Exercise aim: Reproduce the listing below exactly, minus its pictures.

Raw data:
■ ■ ■ ■
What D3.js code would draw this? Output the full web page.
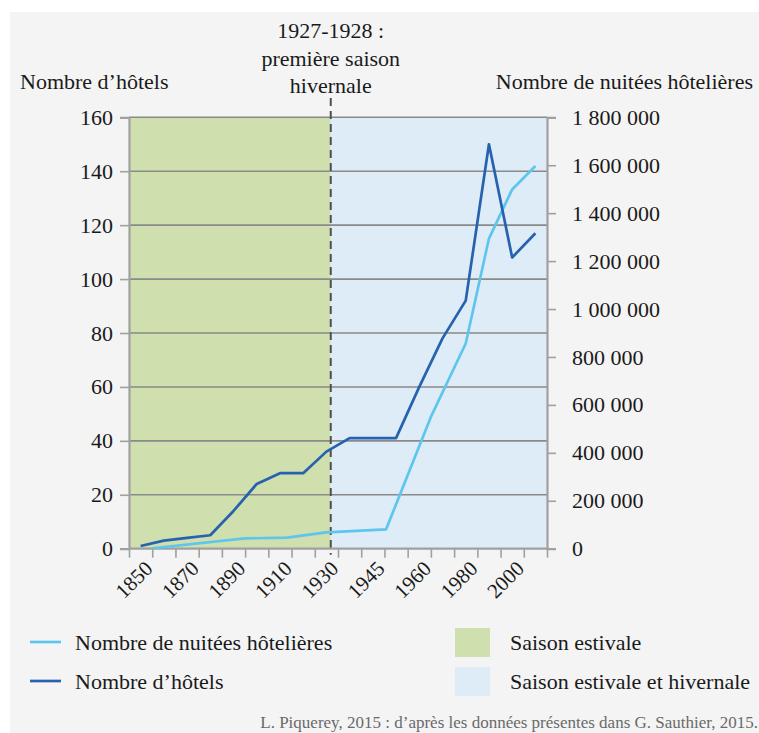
<!DOCTYPE html>
<html>
<head>
<meta charset="utf-8">
<script src="https://cdn.jsdelivr.net/npm/d3@7"></script>
<style>
  body { margin: 0; background: #ffffff; }
  svg { display: block; }
  svg text { font-family: "Liberation Serif", "Times New Roman", serif !important; }
</style>
</head>
<body>
<svg id="chart" width="759" height="733"></svg>
<script>
// Categories of the horizontal axis (one band per census year)
const categories = [1850, 1860, 1870, 1880, 1890, 1900, 1910, 1920, 1930, 1938, 1945, 1952, 1960, 1970, 1980, 1990, 2000, 2010];
const labeledYears = [1850, 1870, 1890, 1910, 1930, 1945, 1960, 1980, 2000];

// Number of hotels (left axis), one value per category
const hotels = [1, 3, 4, 5, 14, 24, 28, 28, 36, 41, 41, 41, 60, 78, 92, 150, 108, 117];

// Hotel nights (right axis), recorded at their own years
const nightYears = [1855, 1895, 1913, 1930, 1949, 1965, 1980, 1990, 2000, 2010];
const nights = [2000, 43000, 46000, 68000, 81000, 550000, 856000, 1294000, 1499000, 1597000];

// Axis ticks
const hotelTicks = [0, 20, 40, 60, 80, 100, 120, 140, 160];
const nightTicks = [0, 200000, 400000, 600000, 800000, 1000000, 1200000, 1400000, 1600000, 1800000];

// Start of the first winter season (1927-1928) on the horizontal axis
const winterBoundary = 1931.5;

const seasonLabels = ["Saison estivale", "Saison estivale et hivernale"];
const seriesLabels = ["Nombre de nuitées hôtelières", "Nombre d\u2019hôtels"];

const colors = {
  panel: "#f4f4f4",
  summer: "#d0dfae",
  winter: "#ddecf7",
  grid: "#8a8a8a",
  axis: "#a0a0a0",
  hotels: "#2762ae",
  nights: "#5ec6ec",
  dash: "#505050",
  text: "#1a1a1a"
};

const svg = d3.select("#chart");
const W = 759, H = 733;
const plot = { left: 129, right: 547, top: 117.3, bottom: 548.7 };

// Panel background
svg.append("rect").attr("x", 10).attr("y", 12).attr("width", W - 10).attr("height", H - 12)
  .attr("fill", colors.panel);

// Scales
const band = d3.scaleBand().domain(categories).range([plot.left, plot.right]).padding(0);
const xYear = d3.scaleLinear()
  .domain(categories)
  .range(categories.map(c => band(c) + band.bandwidth() / 2));
const boundaries = d3.scaleLinear().domain([0, categories.length]).range([plot.left, plot.right]);
const yHotels = d3.scaleLinear().domain([0, 160]).range([plot.bottom, plot.top]);
const yNights = d3.scaleLinear().domain([0, 1800000]).range([plot.bottom, plot.top]);

// Season background areas
const xw = xYear(winterBoundary);
svg.append("rect").attr("x", plot.left).attr("y", plot.top)
  .attr("width", xw - plot.left).attr("height", plot.bottom - plot.top).attr("fill", colors.summer);
svg.append("rect").attr("x", xw).attr("y", plot.top)
  .attr("width", plot.right - xw).attr("height", plot.bottom - plot.top).attr("fill", colors.winter);

// Horizontal grid lines (left axis)
svg.append("g").selectAll("line").data(hotelTicks.filter(d => d > 0)).join("line")
  .attr("x1", plot.left).attr("x2", plot.right)
  .attr("y1", d => yHotels(d)).attr("y2", d => yHotels(d))
  .attr("stroke", colors.grid).attr("stroke-width", 1.6);

// Dashed line marking the first winter season
svg.append("line").attr("x1", xw).attr("x2", xw).attr("y1", 98).attr("y2", plot.bottom + 6)
  .attr("stroke", colors.dash).attr("stroke-width", 2).attr("stroke-dasharray", "8,5");

const numFmt = d3.formatLocale({ decimal: ",", thousands: "\u00a0", grouping: [3], currency: ["", ""] }).format(",");

// Left axis
const gLeft = svg.append("g").attr("transform", `translate(${plot.left},0)`)
  .call(d3.axisLeft(yHotels).tickValues(hotelTicks).tickSize(9).tickPadding(7));
// Right axis
const gRight = svg.append("g").attr("transform", `translate(${plot.right},0)`)
  .call(d3.axisRight(yNights).tickValues(nightTicks).tickFormat(numFmt).tickSize(9).tickPadding(16));
// Bottom axis: tick marks between categories
const gBottom = svg.append("g").attr("transform", `translate(0,${plot.bottom})`)
  .call(d3.axisBottom(boundaries).tickValues(d3.range(categories.length + 1)).tickFormat("").tickSize(9));

[gLeft, gRight, gBottom].forEach(g => {
  g.attr("font-family", null).attr("font-size", null);
  g.select(".domain").attr("stroke", colors.axis).attr("stroke-width", 2.2);
  g.selectAll(".tick line").attr("stroke", colors.axis).attr("stroke-width", 1.6);
  g.selectAll(".tick text").style("font-size", "22px").attr("fill", colors.text);
});
gBottom.select(".domain").attr("d", `M${plot.left},0H${plot.right}`);

// Rotated year labels
svg.append("g").selectAll("text").data(labeledYears).join("text")
  .attr("transform", d => `translate(${band(d) + band.bandwidth() / 2 + 8},${plot.bottom + 16}) rotate(-45)`)
  .attr("text-anchor", "end").attr("dy", "0.35em").style("font-size", "21px").attr("fill", colors.text)
  .text(d => d);

// Series lines
const lineHotels = d3.line().x((d, i) => xYear(categories[i])).y(d => yHotels(d));
const lineNights = d3.line().x((d, i) => xYear(nightYears[i])).y(d => yNights(d));

svg.append("path").datum(nights).attr("d", lineNights)
  .attr("fill", "none").attr("stroke", colors.nights).attr("stroke-width", 2.7).attr("stroke-linejoin", "round");
svg.append("path").datum(hotels).attr("d", lineHotels)
  .attr("fill", "none").attr("stroke", colors.hotels).attr("stroke-width", 2.7).attr("stroke-linejoin", "round");

// Axis titles
svg.append("text").attr("x", 20).attr("y", 89).style("font-size", "22px").attr("fill", colors.text)
  .text("Nombre d\u2019hôtels");
svg.append("text").attr("x", 753).attr("y", 89).attr("text-anchor", "end").style("font-size", "22px")
  .attr("fill", colors.text).text("Nombre de nuitées hôtelières");

// Annotation above the dashed line
const note = ["1927-1928 :", "première saison", "hivernale"];
svg.append("g").selectAll("text").data(note).join("text")
  .attr("x", xw).attr("y", (d, i) => 38 + i * 27.5).attr("text-anchor", "middle").style("font-size", "22px")
  .attr("fill", colors.text).text(d => d);

// Legend
const legend = svg.append("g");
const seriesColors = [colors.nights, colors.hotels];
seriesLabels.forEach((lab, i) => {
  const y = 642 + i * 39;
  legend.append("line").attr("x1", 30).attr("x2", 61).attr("y1", y).attr("y2", y)
    .attr("stroke", seriesColors[i]).attr("stroke-width", 2.7);
  legend.append("text").attr("x", 75).attr("y", y).attr("dy", "0.35em").style("font-size", "22px")
    .attr("fill", colors.text).text(lab);
});
const seasonColors = [colors.summer, colors.winter];
seasonLabels.forEach((lab, i) => {
  const y = 642 + i * 39;
  legend.append("rect").attr("x", 455).attr("y", y - 14).attr("width", 35).attr("height", 29)
    .attr("fill", seasonColors[i]);
  legend.append("text").attr("x", 510).attr("y", y).attr("dy", "0.35em").style("font-size", "22px")
    .attr("fill", colors.text).text(lab);
});

// Source line
svg.append("text").attr("x", 758).attr("y", 728).attr("text-anchor", "end").style("font-size", "17px")
  .attr("fill", "#6a6a6a")
  .text("L. Piquerey, 2015 : d\u2019après les données présentes dans G. Sauthier, 2015.");
</script>
</body>
</html>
■ ■ ■ ■
Solved problem:
What D3.js code would draw this? Output the full web page.
<!DOCTYPE html>
<html>
<head>
<meta charset="utf-8">
<script src="https://cdn.jsdelivr.net/npm/d3@7"></script>
<style>
  body { margin: 0; background: #ffffff; }
  svg { display: block; }
  svg text { font-family: "Liberation Serif", "Times New Roman", serif !important; }
</style>
</head>
<body>
<svg id="chart" width="759" height="733"></svg>
<script>
// Categories of the horizontal axis (one band per census year)
const categories = [1850, 1860, 1870, 1880, 1890, 1900, 1910, 1920, 1930, 1938, 1945, 1952, 1960, 1970, 1980, 1990, 2000, 2010];
const labeledYears = [1850, 1870, 1890, 1910, 1930, 1945, 1960, 1980, 2000];

// Number of hotels (left axis), one value per category
const hotels = [1, 3, 4, 5, 14, 24, 28, 28, 36, 41, 41, 41, 60, 78, 92, 150, 108, 117];

// Hotel nights (right axis), recorded at their own years
const nightYears = [1855, 1895, 1913, 1930, 1949, 1965, 1980, 1990, 2000, 2010];
const nights = [2000, 43000, 46000, 68000, 81000, 550000, 856000, 1294000, 1499000, 1597000];

// Axis ticks
const hotelTicks = [0, 20, 40, 60, 80, 100, 120, 140, 160];
const nightTicks = [0, 200000, 400000, 600000, 800000, 1000000, 1200000, 1400000, 1600000, 1800000];

// Start of the first winter season (1927-1928) on the horizontal axis
const winterBoundary = 1931.5;

const seasonLabels = ["Saison estivale", "Saison estivale et hivernale"];
const seriesLabels = ["Nombre de nuitées hôtelières", "Nombre d\u2019hôtels"];

const colors = {
  panel: "#f4f4f4",
  summer: "#d0dfae",
  winter: "#ddecf7",
  grid: "#8a8a8a",
  axis: "#a0a0a0",
  hotels: "#2762ae",
  nights: "#5ec6ec",
  dash: "#505050",
  text: "#1a1a1a"
};

const svg = d3.select("#chart");
const W = 759, H = 733;
const plot = { left: 129, right: 547, top: 117.3, bottom: 548.7 };

// Panel background
svg.append("rect").attr("x", 10).attr("y", 12).attr("width", W - 10).attr("height", H - 12)
  .attr("fill", colors.panel);

// Scales
const band = d3.scaleBand().domain(categories).range([plot.left, plot.right]).padding(0);
const xYear = d3.scaleLinear()
  .domain(categories)
  .range(categories.map(c => band(c) + band.bandwidth() / 2));
const boundaries = d3.scaleLinear().domain([0, categories.length]).range([plot.left, plot.right]);
const yHotels = d3.scaleLinear().domain([0, 160]).range([plot.bottom, plot.top]);
const yNights = d3.scaleLinear().domain([0, 1800000]).range([plot.bottom, plot.top]);

// Season background areas
const xw = xYear(winterBoundary);
svg.append("rect").attr("x", plot.left).attr("y", plot.top)
  .attr("width", xw - plot.left).attr("height", plot.bottom - plot.top).attr("fill", colors.summer);
svg.append("rect").attr("x", xw).attr("y", plot.top)
  .attr("width", plot.right - xw).attr("height", plot.bottom - plot.top).attr("fill", colors.winter);

// Horizontal grid lines (left axis)
svg.append("g").selectAll("line").data(hotelTicks.filter(d => d > 0)).join("line")
  .attr("x1", plot.left).attr("x2", plot.right)
  .attr("y1", d => yHotels(d)).attr("y2", d => yHotels(d))
  .attr("stroke", colors.grid).attr("stroke-width", 1.6);

// Dashed line marking the first winter season
svg.append("line").attr("x1", xw).attr("x2", xw).attr("y1", 98).attr("y2", plot.bottom + 6)
  .attr("stroke", colors.dash).attr("stroke-width", 2).attr("stroke-dasharray", "8,5");

const numFmt = d3.formatLocale({ decimal: ",", thousands: "\u00a0", grouping: [3], currency: ["", ""] }).format(",");

// Left axis
const gLeft = svg.append("g").attr("transform", `translate(${plot.left},0)`)
  .call(d3.axisLeft(yHotels).tickValues(hotelTicks).tickSize(9).tickPadding(7));
// Right axis
const gRight = svg.append("g").attr("transform", `translate(${plot.right},0)`)
  .call(d3.axisRight(yNights).tickValues(nightTicks).tickFormat(numFmt).tickSize(9).tickPadding(16));
// Bottom axis: tick marks between categories
const gBottom = svg.append("g").attr("transform", `translate(0,${plot.bottom})`)
  .call(d3.axisBottom(boundaries).tickValues(d3.range(categories.length + 1)).tickFormat("").tickSize(9));

[gLeft, gRight, gBottom].forEach(g => {
  g.attr("font-family", null).attr("font-size", null);
  g.select(".domain").attr("stroke", colors.axis).attr("stroke-width", 2.2);
  g.selectAll(".tick line").attr("stroke", colors.axis).attr("stroke-width", 1.6);
  g.selectAll(".tick text").style("font-size", "22px").attr("fill", colors.text);
});
gBottom.select(".domain").attr("d", `M${plot.left},0H${plot.right}`);

// Rotated year labels
svg.append("g").selectAll("text").data(labeledYears).join("text")
  .attr("transform", d => `translate(${band(d) + band.bandwidth() / 2 + 8},${plot.bottom + 16}) rotate(-45)`)
  .attr("text-anchor", "end").attr("dy", "0.35em").style("font-size", "21px").attr("fill", colors.text)
  .text(d => d);

// Series lines
const lineHotels = d3.line().x((d, i) => xYear(categories[i])).y(d => yHotels(d));
const lineNights = d3.line().x((d, i) => xYear(nightYears[i])).y(d => yNights(d));

svg.append("path").datum(nights).attr("d", lineNights)
  .attr("fill", "none").attr("stroke", colors.nights).attr("stroke-width", 2.7).attr("stroke-linejoin", "round");
svg.append("path").datum(hotels).attr("d", lineHotels)
  .attr("fill", "none").attr("stroke", colors.hotels).attr("stroke-width", 2.7).attr("stroke-linejoin", "round");

// Axis titles
svg.append("text").attr("x", 20).attr("y", 89).style("font-size", "22px").attr("fill", colors.text)
  .text("Nombre d\u2019hôtels");
svg.append("text").attr("x", 753).attr("y", 89).attr("text-anchor", "end").style("font-size", "22px")
  .attr("fill", colors.text).text("Nombre de nuitées hôtelières");

// Annotation above the dashed line
const note = ["1927-1928 :", "première saison", "hivernale"];
svg.append("g").selectAll("text").data(note).join("text")
  .attr("x", xw).attr("y", (d, i) => 38 + i * 27.5).attr("text-anchor", "middle").style("font-size", "22px")
  .attr("fill", colors.text).text(d => d);

// Legend
const legend = svg.append("g");
const seriesColors = [colors.nights, colors.hotels];
seriesLabels.forEach((lab, i) => {
  const y = 642 + i * 39;
  legend.append("line").attr("x1", 30).attr("x2", 61).attr("y1", y).attr("y2", y)
    .attr("stroke", seriesColors[i]).attr("stroke-width", 2.7);
  legend.append("text").attr("x", 75).attr("y", y).attr("dy", "0.35em").style("font-size", "22px")
    .attr("fill", colors.text).text(lab);
});
const seasonColors = [colors.summer, colors.winter];
seasonLabels.forEach((lab, i) => {
  const y = 642 + i * 39;
  legend.append("rect").attr("x", 455).attr("y", y - 14).attr("width", 35).attr("height", 29)
    .attr("fill", seasonColors[i]);
  legend.append("text").attr("x", 510).attr("y", y).attr("dy", "0.35em").style("font-size", "22px")
    .attr("fill", colors.text).text(lab);
});

// Source line
svg.append("text").attr("x", 758).attr("y", 728).attr("text-anchor", "end").style("font-size", "17px")
  .attr("fill", "#6a6a6a")
  .text("L. Piquerey, 2015 : d\u2019après les données présentes dans G. Sauthier, 2015.");
</script>
</body>
</html>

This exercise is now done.